- Born: July 11, 1948 Qoraoʻzak District, Karakalpak ASSR
- Died: October 19, 2020 (aged 72)
- Occupations: Archaeologist, senator
- Years active: 1972-2020
- Known for: The history of fortification of ancient Khorezm

= Gayratdin Xojaniyazov =

Soviet archaeologist

Gayratdin Xojaniyozov (born July 11, 1948, in Qoraoʻzak District, Karakalpak ASSR — died October 19, 2020) was a Soviet archaeologist, director of the Archaeology Department of the Institute of History, Archaeology and Ethnography of the Academy of Sciences of the Republic of Uzbekistan, Karakalpak Branch, senator (2015), and Hero of Uzbekistan.

==Biography==
Gayratdin Xojaniyazov was born on July 11, 1948, in a village in Qoraoʻzak District. In 1972, he graduated from the History Faculty of the Karakalpak State Pedagogical Institute (now Nukus State Pedagogical Institute named after Aziniyoz) and entered the Archaeology Department of the Institute of History, Archaeology and Ethnography of the Academy of Sciences of Uzbekistan, Karakalpak Branch.

In 1996, he defended his dissertation on “The History of Fortification of Ancient Khorezm” and received the scientific degree of Candidate of Historical Sciences under the scientific supervision of Professor German Fedorov-Davydov, head of the Archaeology Department of Moscow State University named after M. V. Lomonosov. Gayratdin Xojaniyazov was a member of many scientific archaeological expeditions, the author of popular scientific books and more than 130 scientific articles on archaeology, the history of fortification of ancient Khorezm in the Middle Ages, and the social and religious monuments of Uzbekistan.

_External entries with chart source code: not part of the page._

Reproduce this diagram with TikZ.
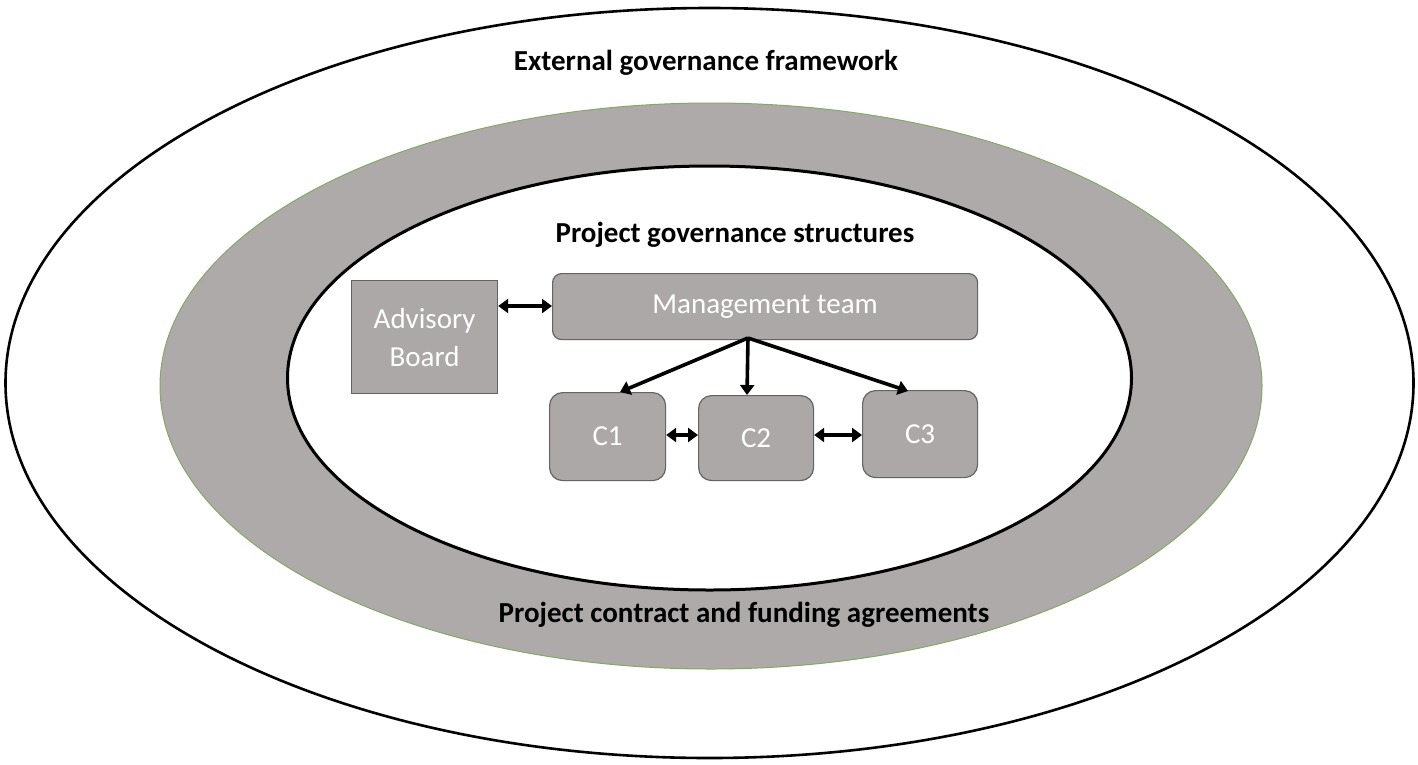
\documentclass[tikz,border=0pt]{standalone}
\usepackage{fontspec}
\setmainfont{Carlito}
\usetikzlibrary{arrows.meta}
\definecolor{ringgray}{RGB}{174,170,170}
\definecolor{boxgray}{RGB}{172,168,168}
\definecolor{boxedge}{RGB}{100,100,100}
\definecolor{ringedge}{RGB}{130,170,100}
\tikzset{
  box/.style={draw=boxedge, line width=1.2pt, fill=boxgray, text=white, font=\fontsize{29}{34}\selectfont, inner sep=0pt, align=center},
  title/.style={font=\bfseries\fontsize{29}{34}\selectfont, inner sep=0pt},
  link/.style={line width=3.6pt, -{Triangle[length=10pt,width=14pt]}},
  dlink/.style={line width=3.6pt, {Triangle[length=10pt,width=14pt]}-{Triangle[length=10pt,width=14pt]}}
}
\begin{document}
\begin{tikzpicture}[x=1pt,y=-1pt]
\useasboundingbox (0,0) rectangle (1418,764);
% outer ellipse
\draw[line width=2.6pt] (709.5,383) ellipse [x radius=704, y radius=375];
% gray ring
\fill[ringgray, draw=ringedge, line width=1pt] (711,386) ellipse [x radius=551, y radius=283];
\fill[white, draw=black, line width=3pt] (709.5,378) ellipse [x radius=422, y radius=212];
% titles
\node[title] (t1) at (706,63) {External governance framework};
\node[title] (t2) at (735,235) {Project governance structures};
\node[title] (t3) at (744,615) {Project contract and funding agreements};
% boxes
\node[box, minimum width=146pt, minimum height=113pt, anchor=north west] (adv) at (351,280) {Advisory\\[4pt]Board};
\node[box, rounded corners=9pt, minimum width=425pt, minimum height=66pt, anchor=north west] (mgmt) at (552,273) {Management team};
\node[box, rounded corners=13pt, minimum width=116pt, minimum height=88pt, anchor=north west] (c1) at (549,392) {C1};
\node[box, rounded corners=13pt, minimum width=115pt, minimum height=85pt, anchor=north west] (c2) at (698,395) {C2};
\node[box, rounded corners=13pt, minimum width=115pt, minimum height=87pt, anchor=north west] (c3) at (862,390) {C3};
% connectors
\coordinate (src) at (748,338);
\draw[dlink] (adv.east |- 0,306) -- (mgmt.west |- 0,306);
\draw[link] (src) -- (620,392);
\draw[link] (src) -- (747,395);
\draw[link] (src) -- (908,391);
\draw[dlink] (c1.east |- 0,435) -- (c2.west |- 0,435);
\draw[dlink] (c2.east |- 0,435) -- (c3.west |- 0,435);
\end{tikzpicture}
\end{document}
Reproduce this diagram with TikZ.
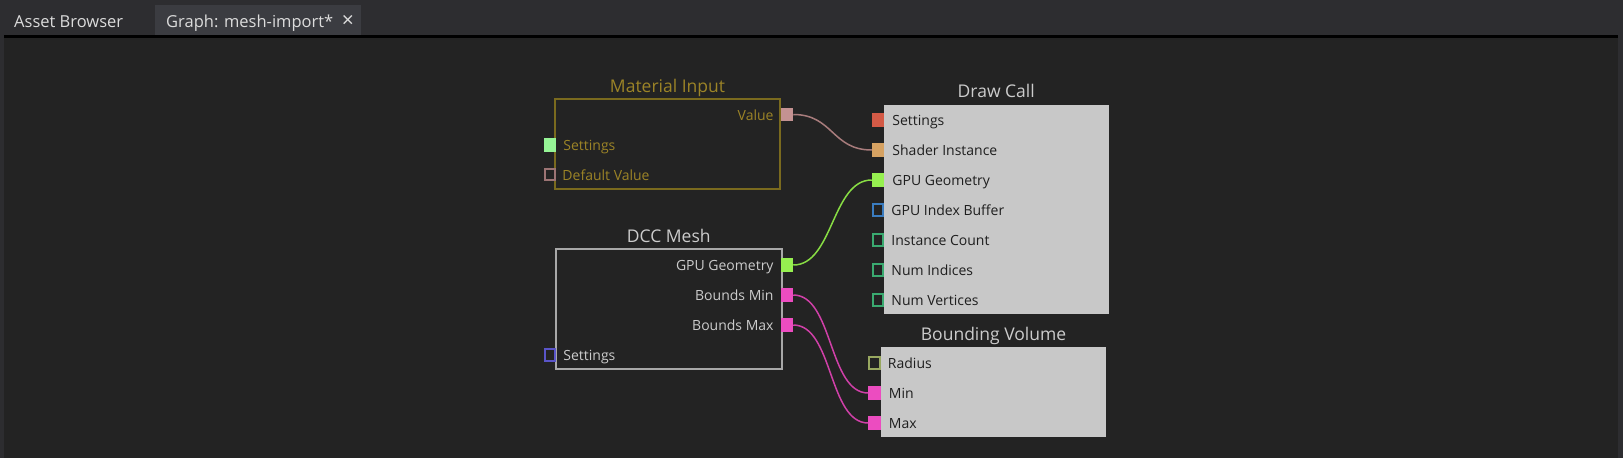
\documentclass[tikz,border=0pt]{standalone}
\usepackage{fontspec}
\setmainfont{Open Sans}
\usetikzlibrary{positioning}

\definecolor{tabbar}{HTML}{2D2D30}
\definecolor{tabactive}{HTML}{3B3C41}
\definecolor{canvas}{HTML}{232323}
\definecolor{tabtext}{HTML}{DCDCDC}
\definecolor{matgold}{HTML}{9C8427}
\definecolor{matborder}{HTML}{7A6A1E}
\definecolor{meshgray}{HTML}{A8A8A8}
\definecolor{meshtext}{HTML}{CCCCCC}
\definecolor{panel}{HTML}{C8C8C8}
\definecolor{paneltext}{HTML}{1E1E1E}
\definecolor{pvalue}{HTML}{C49292}
\definecolor{cvalue}{HTML}{A87C7C}
\definecolor{plight}{HTML}{96F596}
\definecolor{pdefault}{HTML}{9C7474}
\definecolor{pgeom}{HTML}{96F050}
\definecolor{cgeom}{HTML}{88DD44}
\definecolor{pbounds}{HTML}{EC4CC0}
\definecolor{cbounds}{HTML}{D040A8}
\definecolor{pmeshset}{HTML}{5A55C8}
\definecolor{pred}{HTML}{D45A46}
\definecolor{pshader}{HTML}{D6A262}
\definecolor{pindex}{HTML}{3A7CC0}
\definecolor{pcount}{HTML}{3AAA70}
\definecolor{pradius}{HTML}{98A860}

\begin{document}
\begin{tikzpicture}[x=1pt, y=-1pt,
  tablabel/.style={text=tabtext, inner sep=0pt, font=\fontsize{16.5}{18}\selectfont},
  boxtitle/.style={inner sep=0pt, anchor=base, font=\fontsize{17.5}{19}\selectfont},
  lbl/.style={inner sep=0pt, font=\fontsize{14}{16}\selectfont},
  nodebox/.style={rectangle, inner sep=0pt, outer sep=0pt, anchor=north west},
  portfull/.style={rectangle, inner sep=0pt, outer sep=0pt,
    minimum width=12.5pt, minimum height=13.5pt, fill=#1},
  portopen/.style={rectangle, inner sep=0pt, outer sep=0pt, line width=2pt,
    minimum width=10.5pt, minimum height=11.5pt, draw=#1},
  wire/.style={line width=1.5pt, draw=#1}
]
% window
\fill[tabbar] (0,0) rectangle (1623,458);
\fill[canvas] (4,38) rectangle (1618,458);
\fill[black] (4,35) rectangle (1618,38);
\fill[tabactive] (155,5) rectangle (361,35);
\useasboundingbox (0,0) rectangle (1623,458);

\node[tablabel, anchor=base west] (tabassets) at (14,27) {Asset Browser};
\node[tablabel, anchor=base west] (tabgraph) at (166,27) {Graph: mesh-import*};
\node[tablabel, anchor=base, font=\fontsize{21}{23}\selectfont] (tabclose) at (348,27) {×};

% Material Input
\node[nodebox, draw=matborder, line width=2pt, minimum width=225pt, minimum height=90pt] (matin) at (555,99) {};
\node[boxtitle, text=matgold] (matin-t) at ([yshift=7pt]matin.north) {Material Input};
\node[portfull=pvalue] (matvalue) at (787,114.5) {};
\node[portfull=plight] (matsettings) at (550,145) {};
\node[portopen=pdefault] (matdefault) at (550,174.5) {};
\node[lbl, text=matgold, anchor=base east] (matvalue-l) at ([xshift=-7pt, yshift=-5.5pt]matvalue.west) {Value};
\node[lbl, text=matgold, anchor=base west] (matsettings-l) at ([xshift=7pt, yshift=-5.5pt]matsettings.east) {Settings};
\node[lbl, text=matgold, anchor=base west] (matdefault-l) at ([xshift=7pt, yshift=-5.5pt]matdefault.east) {Default Value};

% Draw Call
\node[nodebox, fill=panel, minimum width=224.5pt, minimum height=209pt] (drawcall) at (884,105) {};
\node[boxtitle, text=meshtext] (drawcall-t) at ([yshift=7.5pt]drawcall.north) {Draw Call};
\node[portfull=pred] (dcsettings) at (878,120) {};
\node[portfull=pshader] (dcshader) at (878,150) {};
\node[portfull=pgeom] (dcgeom) at (878,180) {};
\node[portopen=pindex] (dcindex) at (878,210) {};
\node[portopen=pcount] (dccount) at (878,240) {};
\node[portopen=pcount] (dcindices) at (878,270) {};
\node[portopen=pcount] (dcvertices) at (878,300) {};
\node[lbl, text=paneltext, anchor=base west] (dcsettings-l) at ([xshift=8pt, yshift=-5.5pt]dcsettings.east) {Settings};
\node[lbl, text=paneltext, anchor=base west] (dcshader-l) at ([xshift=8pt, yshift=-5.5pt]dcshader.east) {Shader Instance};
\node[lbl, text=paneltext, anchor=base west] (dcgeom-l) at ([xshift=8pt, yshift=-5.5pt]dcgeom.east) {GPU Geometry};
\node[lbl, text=paneltext, anchor=base west] (dcindex-l) at ([xshift=8pt, yshift=-5.5pt]dcindex.east) {GPU Index Buffer};
\node[lbl, text=paneltext, anchor=base west] (dccount-l) at ([xshift=8pt, yshift=-5.5pt]dccount.east) {Instance Count};
\node[lbl, text=paneltext, anchor=base west] (dcindices-l) at ([xshift=8pt, yshift=-5.5pt]dcindices.east) {Num Indices};
\node[lbl, text=paneltext, anchor=base west] (dcvertices-l) at ([xshift=8pt, yshift=-5.5pt]dcvertices.east) {Num Vertices};

% DCC Mesh
\node[nodebox, draw=meshgray, line width=2pt, minimum width=225.5pt, minimum height=120pt] (dccmesh) at (556,249) {};
\node[boxtitle, text=meshtext] (dccmesh-t) at ([yshift=7pt]dccmesh.north) {DCC Mesh};
\node[portfull=pgeom] (dccgeom) at (787,265) {};
\node[portfull=pbounds] (dccmin) at (787,295) {};
\node[portfull=pbounds] (dccmax) at (787,325) {};
\node[portopen=pmeshset] (dccsettings) at (550,355) {};
\node[lbl, text=meshtext, anchor=base east] (dccgeom-l) at ([xshift=-7pt, yshift=-5.5pt]dccgeom.west) {GPU Geometry};
\node[lbl, text=meshtext, anchor=base east] (dccmin-l) at ([xshift=-7pt, yshift=-5.5pt]dccmin.west) {Bounds Min};
\node[lbl, text=meshtext, anchor=base east] (dccmax-l) at ([xshift=-7pt, yshift=-5.5pt]dccmax.west) {Bounds Max};
\node[lbl, text=meshtext, anchor=base west] (dccsettings-l) at ([xshift=8pt, yshift=-5.5pt]dccsettings.east) {Settings};

% Bounding Volume
\node[nodebox, fill=panel, minimum width=225pt, minimum height=90pt] (bvol) at (881,347) {};
\node[boxtitle, text=meshtext] (bvol-t) at ([yshift=7pt]bvol.north) {Bounding Volume};
\node[portopen=pradius] (bvradius) at (874.5,363) {};
\node[portfull=pbounds] (bvmin) at (874.5,393) {};
\node[portfull=pbounds] (bvmax) at (874.5,423) {};
\node[lbl, text=paneltext, anchor=base west] (bvradius-l) at ([xshift=8pt, yshift=-5.5pt]bvradius.east) {Radius};
\node[lbl, text=paneltext, anchor=base west] (bvmin-l) at ([xshift=8pt, yshift=-5.5pt]bvmin.east) {Min};
\node[lbl, text=paneltext, anchor=base west] (bvmax-l) at ([xshift=8pt, yshift=-5.5pt]bvmax.east) {Max};

% wires
\draw[wire=cvalue] (matvalue.east) .. controls +(40,0) and +(-40,0) .. (dcshader.west);
\draw[wire=cgeom] (dccgeom.east) .. controls +(40,0) and +(-40,0) .. (dcgeom.west);
\draw[wire=cbounds] (dccmin.east) .. controls +(40,0) and +(-40,0) .. (bvmin.west);
\draw[wire=cbounds] (dccmax.east) .. controls +(40,0) and +(-40,0) .. (bvmax.west);
\end{tikzpicture}
\end{document}
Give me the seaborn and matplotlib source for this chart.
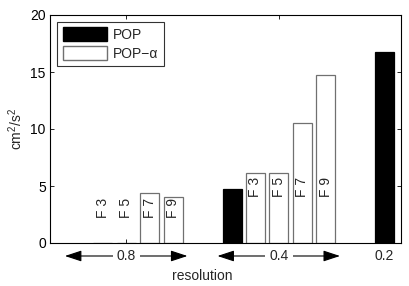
import numpy as np
import pandas as pd
import matplotlib
matplotlib.use("Agg")
import matplotlib.pyplot as plt
import matplotlib.transforms as mtransforms
from matplotlib.patches import Patch
import seaborn as sns

# ---- data ----
resolutions = ["0.8", "0.4", "0.2"]
pop_values = [np.nan, 4.7, 16.75]            # POP per resolution
filter_labels = ["F 3", "F 5", "F 7", "F 9"]
popa_values = {                                # POP-alpha per resolution
    "0.8": [0.0, 0.0, 4.37, 4.0],
    "0.4": [6.1, 6.1, 10.55, 14.76],
}
series_names = ["POP", "POP\u2212\u03b1"]

# ---- layout ----
group_step = 6.5
label_top = {"0.8": 3.95, "0.4": 5.8}
FS = 10

sns.set_theme(style="white")
plt.rcParams["font.family"] = ["Liberation Sans", "DejaVu Sans"]
plt.rcParams["mathtext.default"] = "regular"

rows = []
for g, res in enumerate(resolutions):
    start = g * group_step
    if not np.isnan(pop_values[g]):
        rows.append({"x": start, "value": pop_values[g], "series": series_names[0]})
    if res in popa_values:
        for k, v in enumerate(popa_values[res]):
            rows.append({"x": start + 1 + k, "value": v, "series": series_names[1]})
df = pd.DataFrame(rows)

fig = plt.figure(figsize=(4.10, 2.86), dpi=100)
ax = fig.add_axes([50 / 410, 43 / 286, 351 / 410, 228 / 286])

sns.barplot(data=df, x="x", y="value", hue="series", native_scale=True,
            dodge=False, width=0.81, palette={series_names[0]: "black", series_names[1]: "white"},
            hue_order=series_names, legend=False, ax=ax, saturation=1)

for p in ax.patches:
    fc = p.get_facecolor()
    if fc[0] < 0.5:
        p.set_edgecolor("black")
    else:
        p.set_edgecolor("#707070")
    p.set_linewidth(0.9)

ax.set_xlim(-1.255, 13.70)
ax.set_ylim(0, 20)
ax.set_yticks([0, 5, 10, 15, 20])
ax.set_xticks([2, 2 + group_step])
ax.set_xticklabels([])
ax.set_xlabel("")
ax.set_ylabel("cm$^2$/s$^2$", fontsize=FS, labelpad=4)
ax.tick_params(axis="both", direction="in", length=3, width=0.6, top=True, right=True,
               bottom=True, left=True, labelsize=FS, colors="black", pad=3)
for s in ax.spines.values():
    s.set_visible(True)
    s.set_color("black")
    s.set_linewidth(0.8)

# filter labels
for g, res in enumerate(resolutions):
    if res not in popa_values:
        continue
    start = g * group_step
    for k, lab in enumerate(filter_labels):
        ax.text(start + 1 + k, label_top[res], lab, rotation=90, ha="center", va="top",
                fontsize=FS)

# resolution arrows below axis
trans = mtransforms.blended_transform_factory(ax.transData, ax.transAxes)
arrow_y = -0.057
for g, res in enumerate(resolutions):
    start = g * group_step
    if res in popa_values:
        center = start + 2
        ax.annotate("", xy=(start - 0.62, arrow_y), xytext=(start + 4.6, arrow_y),
                    xycoords=trans, textcoords=trans, annotation_clip=False,
                    arrowprops=dict(arrowstyle="<|-|>,head_length=0.85,head_width=0.28",
                                    color="black", lw=0.8, shrinkA=0, shrinkB=0,
                                    mutation_scale=12))
        ax.text(center, arrow_y, res, transform=trans, ha="center", va="center",
                fontsize=FS, clip_on=False,
                bbox=dict(boxstyle="square,pad=0.3", fc="white", ec="none"))
    else:
        ax.text(start, arrow_y, res, transform=trans, ha="center", va="center",
                fontsize=FS, clip_on=False)

ax.text(2 + group_step / 2, -0.145, "resolution", transform=trans, ha="center",
        va="center", fontsize=FS, clip_on=False)

handles = [Patch(facecolor="black", edgecolor="black", label=series_names[0]),
           Patch(facecolor="white", edgecolor="#707070", label=series_names[1])]
leg = ax.legend(handles=handles, loc="upper left", bbox_to_anchor=(0.02, 0.97),
                borderaxespad=0, fancybox=False, frameon=True, fontsize=FS,
                handlelength=3.2, handleheight=1.15, handletextpad=0.4,
                labelspacing=0.3, borderpad=0.4)
leg.get_frame().set_edgecolor("black")
leg.get_frame().set_linewidth(0.8)

fig.savefig("out.png", dpi=100, facecolor="white")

From 1990 to 1994, Gayratdin Xojaniyazov served as the acting chairman of the Society for the Protection of Historical and Cultural Monuments of the Republic of Karakalpakstan, from 1994 to 2000, he was a member of the Republican Commission on the Issues of Naming the Names of Famous People to Toponymic Objects, from 1995 to 2000, he was a member of the State Award named after Berdakh. In 2015, Gayratdin Xojaniyazov became a senator from the Republic of Karakalpakstan.